Carly Fiorina had her try (wherein the company learned that increasing the number of PR people would probably not address technological problems). Then Mark Hurd had his (wherein the company learned that destroying a fabled R&D effort in order to produce short term EBITDA was probably not a sound long term growth strategy). Then Leo Apetheker did whatever he was paid millions to do or not do. No one seems sure what that was or was not. Now Meg Whitman has announced a massive layoff - @27,000 employees. As if the world will believe for one nano-second that eliminating the engineers, managers and marketers who actually know something and produce stuff will solve all the strategic and technological managerial and governance mistakes of the past 15 years.

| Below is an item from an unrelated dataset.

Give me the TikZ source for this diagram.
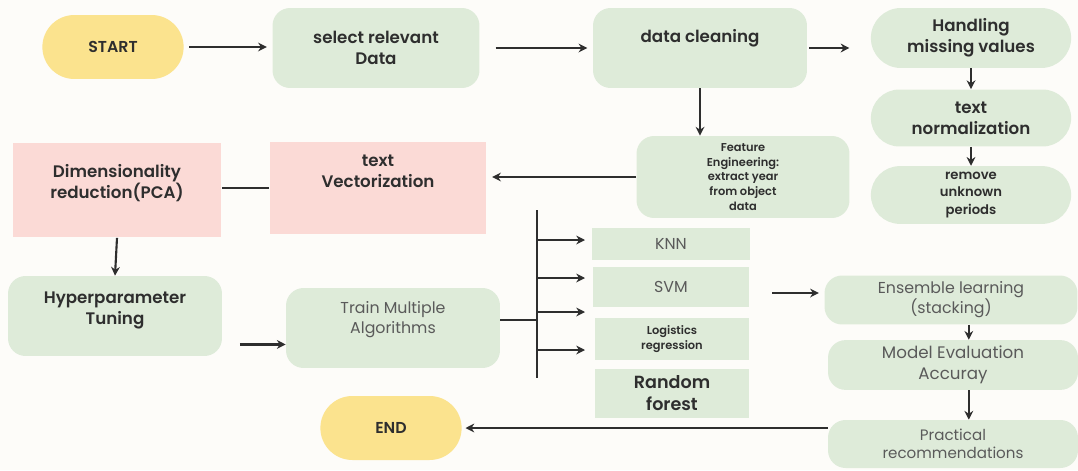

Meanwhile a board packed with Silicon Valley egos cavalierly presides over this epic value destruction with no consequences either to their sense of entitlement or to the size of their compensation packages. They just keep hiring new leaders, then approve massive payouts when their latest choice goes down in flames.

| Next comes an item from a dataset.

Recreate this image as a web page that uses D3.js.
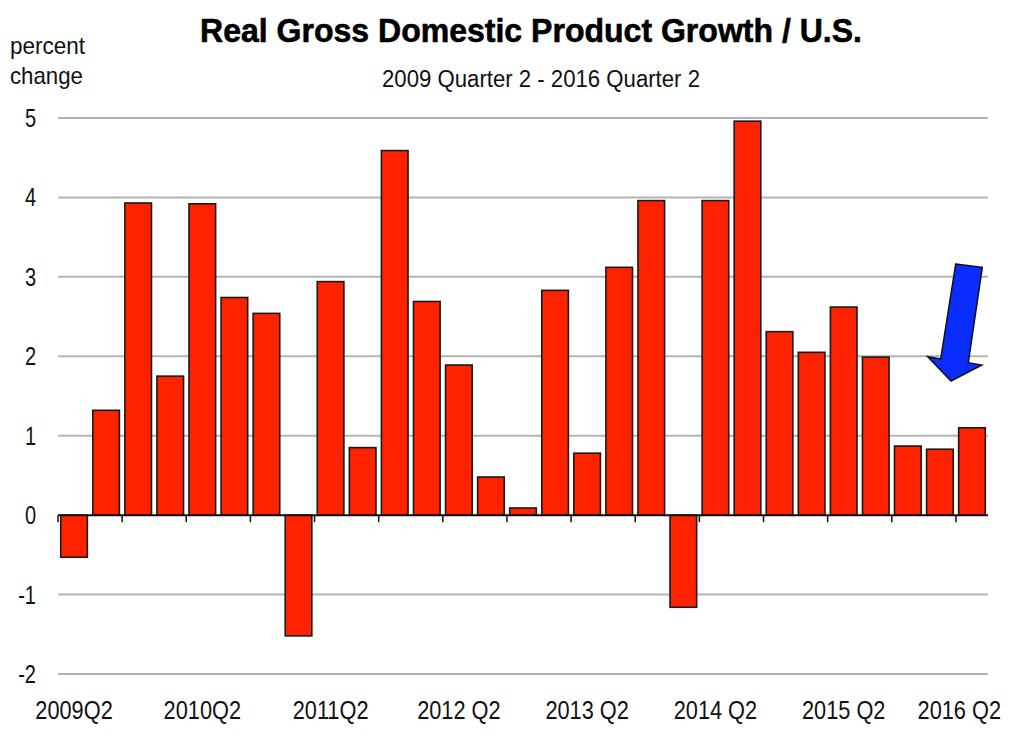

We can be sure of a couple of things: management and the board have absolutely no idea whether 27,000 is the right number or not. They are managing to a projected EBITDA line and hoped-for P/E ratio. They also have no idea what the right strategy is now. They missed mobile. Pretty much totally. They are still not a force in business services. They are trying to sell to corporations whose core competency appears to be laying off their own staff. But at least HP understands that approach. Maybe synergies will emerge.

In the meantime, companies like Google, Facebook and Zynga as well as newer startups could benefit. Lots of experienced tech business people are coming on the market. It could be a competitive force multiplier for young enterprises. And their triumph would be sad but fair justice to those putative managers who failed them at HP. JL

Julie Bort reports at Business Insider:
Now that HP has come clean with some details, we'll be the first to tell you why it's not going to fix HP.

HP says that by getting rid of 27,000 jobs (9,000 of them by October), it will save about $3 billion a year. This will supposedly fund "innovation." But HP could do a lot of damage with this layoff, too, by getting rid of some of its best employees.

We're hearing ...

1. HP is laying off the wrong people, employees who still work at the company tell us. Management is targeting people purely based on salary, not skills or performance or the profits employees generate for the company.

Plus, HP is full of cronyism, particularly in the troubled HP Enterprise Services unit, we're told. This is the unit targeted to take a big hit in layoffs, as we've previously reported. Many HP managers get promoted because of who they know, not what they know, employees tell us. "HP needs to hire management consultants and do a complete audit of ability of managers—do a complete management restructuring," an employee told us.
2. HP has been restructuring itself almost continuously for YEARS.

"We note that past restructurings (~50K headcount reduction over 5 years under Hurd) have done little to improve HP’s competitive position or reduce its reliance on declining or troubled businesses (printing, PC, Itanium, etc), nor improve its market-share trajectory in storage or servers," Deutsche Bank analyst Chris Whitmore said in a research note, reports ZD Net. "Barring a significant change in strategic direction, we anticipate protracted declines in HP’s three major businesses (services, printers, PCs)."
3. Employees at HP are not upset. Most have known that layoffs were coming since March. Those who have the political connections feel safe, we're told. Those who don't have been worried about their jobs for months, or longer.